Your task: Write the material out again in full, word for word. Do not include the pictures.

Given data:
+++++
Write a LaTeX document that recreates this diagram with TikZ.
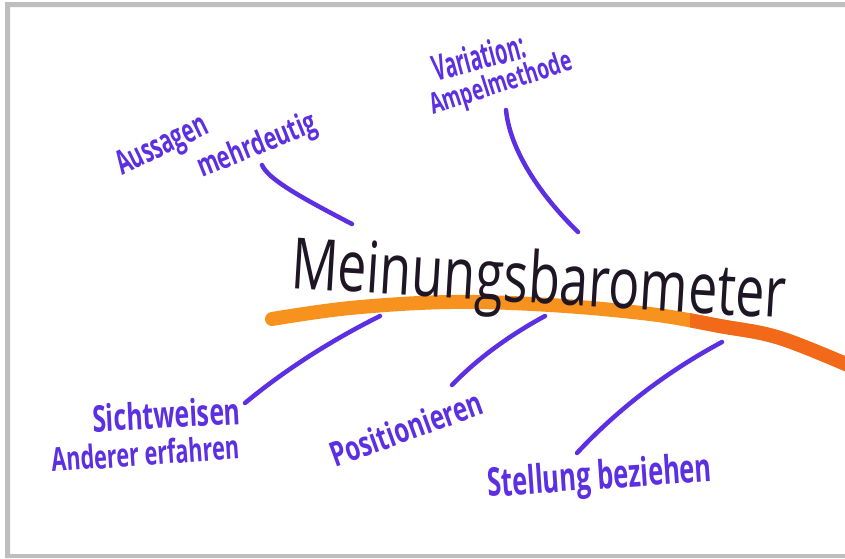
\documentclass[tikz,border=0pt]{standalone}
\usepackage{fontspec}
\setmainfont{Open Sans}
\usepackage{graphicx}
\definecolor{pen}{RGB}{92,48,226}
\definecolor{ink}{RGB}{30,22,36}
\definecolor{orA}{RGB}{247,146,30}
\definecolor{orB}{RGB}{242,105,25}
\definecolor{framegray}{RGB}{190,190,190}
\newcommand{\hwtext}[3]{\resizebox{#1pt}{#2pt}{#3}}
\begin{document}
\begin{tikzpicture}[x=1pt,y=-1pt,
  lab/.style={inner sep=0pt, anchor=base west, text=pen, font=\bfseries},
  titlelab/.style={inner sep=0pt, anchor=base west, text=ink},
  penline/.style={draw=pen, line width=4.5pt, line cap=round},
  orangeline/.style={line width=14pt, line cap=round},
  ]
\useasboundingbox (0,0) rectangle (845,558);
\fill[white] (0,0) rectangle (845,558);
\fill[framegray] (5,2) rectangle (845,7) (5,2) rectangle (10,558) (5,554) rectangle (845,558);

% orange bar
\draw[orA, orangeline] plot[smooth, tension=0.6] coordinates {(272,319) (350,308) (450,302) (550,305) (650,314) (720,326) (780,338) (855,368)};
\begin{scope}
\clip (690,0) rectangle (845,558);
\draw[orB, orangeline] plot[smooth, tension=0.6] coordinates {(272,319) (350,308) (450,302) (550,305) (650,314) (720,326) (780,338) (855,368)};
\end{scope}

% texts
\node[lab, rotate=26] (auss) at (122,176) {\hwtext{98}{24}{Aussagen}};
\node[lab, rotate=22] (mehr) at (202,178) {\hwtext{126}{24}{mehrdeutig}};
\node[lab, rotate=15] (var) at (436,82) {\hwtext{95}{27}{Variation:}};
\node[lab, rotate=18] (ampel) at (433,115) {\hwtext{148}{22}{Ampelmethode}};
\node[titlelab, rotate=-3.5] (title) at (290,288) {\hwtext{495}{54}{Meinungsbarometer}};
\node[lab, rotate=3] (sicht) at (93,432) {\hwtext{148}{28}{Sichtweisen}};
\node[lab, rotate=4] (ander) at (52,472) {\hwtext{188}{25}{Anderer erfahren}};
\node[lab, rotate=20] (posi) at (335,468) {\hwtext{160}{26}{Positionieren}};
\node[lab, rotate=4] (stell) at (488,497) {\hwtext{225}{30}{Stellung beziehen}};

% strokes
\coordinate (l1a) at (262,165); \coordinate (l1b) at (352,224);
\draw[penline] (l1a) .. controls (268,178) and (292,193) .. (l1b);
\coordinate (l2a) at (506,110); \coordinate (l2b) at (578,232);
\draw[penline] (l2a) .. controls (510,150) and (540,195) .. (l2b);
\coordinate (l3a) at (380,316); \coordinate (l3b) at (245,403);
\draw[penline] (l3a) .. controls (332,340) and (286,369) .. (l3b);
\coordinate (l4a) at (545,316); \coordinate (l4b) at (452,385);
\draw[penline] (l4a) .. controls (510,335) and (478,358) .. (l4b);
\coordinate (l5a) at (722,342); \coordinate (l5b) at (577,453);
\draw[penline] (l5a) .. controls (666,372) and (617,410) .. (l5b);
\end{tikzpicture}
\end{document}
+++++
Answer for the task:
Write a LaTeX document that recreates this diagram with TikZ.
\documentclass[tikz,border=0pt]{standalone}
\usepackage{fontspec}
\setmainfont{Open Sans}
\usepackage{graphicx}
\definecolor{pen}{RGB}{92,48,226}
\definecolor{ink}{RGB}{30,22,36}
\definecolor{orA}{RGB}{247,146,30}
\definecolor{orB}{RGB}{242,105,25}
\definecolor{framegray}{RGB}{190,190,190}
\newcommand{\hwtext}[3]{\resizebox{#1pt}{#2pt}{#3}}
\begin{document}
\begin{tikzpicture}[x=1pt,y=-1pt,
  lab/.style={inner sep=0pt, anchor=base west, text=pen, font=\bfseries},
  titlelab/.style={inner sep=0pt, anchor=base west, text=ink},
  penline/.style={draw=pen, line width=4.5pt, line cap=round},
  orangeline/.style={line width=14pt, line cap=round},
  ]
\useasboundingbox (0,0) rectangle (845,558);
\fill[white] (0,0) rectangle (845,558);
\fill[framegray] (5,2) rectangle (845,7) (5,2) rectangle (10,558) (5,554) rectangle (845,558);

% orange bar
\draw[orA, orangeline] plot[smooth, tension=0.6] coordinates {(272,319) (350,308) (450,302) (550,305) (650,314) (720,326) (780,338) (855,368)};
\begin{scope}
\clip (690,0) rectangle (845,558);
\draw[orB, orangeline] plot[smooth, tension=0.6] coordinates {(272,319) (350,308) (450,302) (550,305) (650,314) (720,326) (780,338) (855,368)};
\end{scope}

% texts
\node[lab, rotate=26] (auss) at (122,176) {\hwtext{98}{24}{Aussagen}};
\node[lab, rotate=22] (mehr) at (202,178) {\hwtext{126}{24}{mehrdeutig}};
\node[lab, rotate=15] (var) at (436,82) {\hwtext{95}{27}{Variation:}};
\node[lab, rotate=18] (ampel) at (433,115) {\hwtext{148}{22}{Ampelmethode}};
\node[titlelab, rotate=-3.5] (title) at (290,288) {\hwtext{495}{54}{Meinungsbarometer}};
\node[lab, rotate=3] (sicht) at (93,432) {\hwtext{148}{28}{Sichtweisen}};
\node[lab, rotate=4] (ander) at (52,472) {\hwtext{188}{25}{Anderer erfahren}};
\node[lab, rotate=20] (posi) at (335,468) {\hwtext{160}{26}{Positionieren}};
\node[lab, rotate=4] (stell) at (488,497) {\hwtext{225}{30}{Stellung beziehen}};

% strokes
\coordinate (l1a) at (262,165); \coordinate (l1b) at (352,224);
\draw[penline] (l1a) .. controls (268,178) and (292,193) .. (l1b);
\coordinate (l2a) at (506,110); \coordinate (l2b) at (578,232);
\draw[penline] (l2a) .. controls (510,150) and (540,195) .. (l2b);
\coordinate (l3a) at (380,316); \coordinate (l3b) at (245,403);
\draw[penline] (l3a) .. controls (332,340) and (286,369) .. (l3b);
\coordinate (l4a) at (545,316); \coordinate (l4b) at (452,385);
\draw[penline] (l4a) .. controls (510,335) and (478,358) .. (l4b);
\coordinate (l5a) at (722,342); \coordinate (l5b) at (577,453);
\draw[penline] (l5a) .. controls (666,372) and (617,410) .. (l5b);
\end{tikzpicture}
\end{document}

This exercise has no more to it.